The key values ​​taken out are the same as ordinary columns, and can also be compared and joined with other tables. For example, create a table with the same structure as the data table and insert the same data, and use the following SQL to make connections:

mxadmin=# select * from data, data1 where data.kv->'a' = data1.kv->'a';
             time              | tag_id |        kv        |             time              | tag_id |        kv
----------------------------------------------------------------------------------------------------------------------------------
 2021-07-02 13:23:30.405473+00 |      1 | {"a": 1, "b": 2} | 2021-07-02 13:26:31.828685+00 |      1 | {"a": 1, "b": 2}
(1 row)

Note: The effect in mxkv is the same as ->>.

Data Type

The table created above uses the mxkv_int4 type. mxkv supports the following types.

  1. mxkv_int4: Store 32-bit integer values ​​of type int4/int
  2. mxkv_float4: Stores 32-bit floating point value of float4/real type
  3. mxkv_float8: Stores 64-bit floating point value of type float8/float/double precision
  4. mxkv_text: Store string value of type text

Where mxkv_float4 and mxkv_float8 can specify the number of digits after the decimal point, such as:

CREATE TABLE data(
    time timestamp with time zone,
    tag_id int,
    kv mxkv_float4(2)
)
Distributed by (tag_id);

After this definition, the decimal point will be rounded after two digits. After specifying the number of decimal places, the internal storage type will be converted to an integer, which is more conducive to optimization and compression.

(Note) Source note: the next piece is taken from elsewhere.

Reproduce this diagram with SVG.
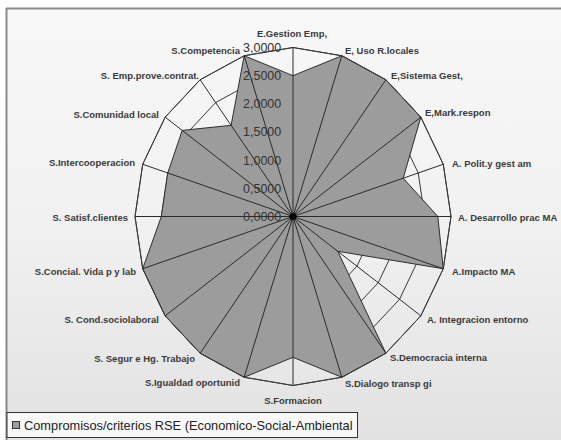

But the numerical range will also be reduced accordingly.

  • mxkv_float4(scale), scale >= 0
    • mxkv_float4(0): [-2147483500, 2147483500]
    • mxkv_float4(2): [-21474835.00, 21474835.00]
    • mxkv_float4(4): [-214748.3500, 214748.3500]
    • ......
  • mxkv_float8(scale), scale >= 0
    • mxkv_float8(0): [-9223372036854775000, 9223372036854775000]
    • mxkv_float4(2): [-92233720368547750.00, 92233720368547750.00]
    • mxkv_float8(4): [-922337203685477.5000, 922337203685477.5000]
    • ......

Limitation: mxkv only supports first-level kv structures and does not allow nesting and arrays.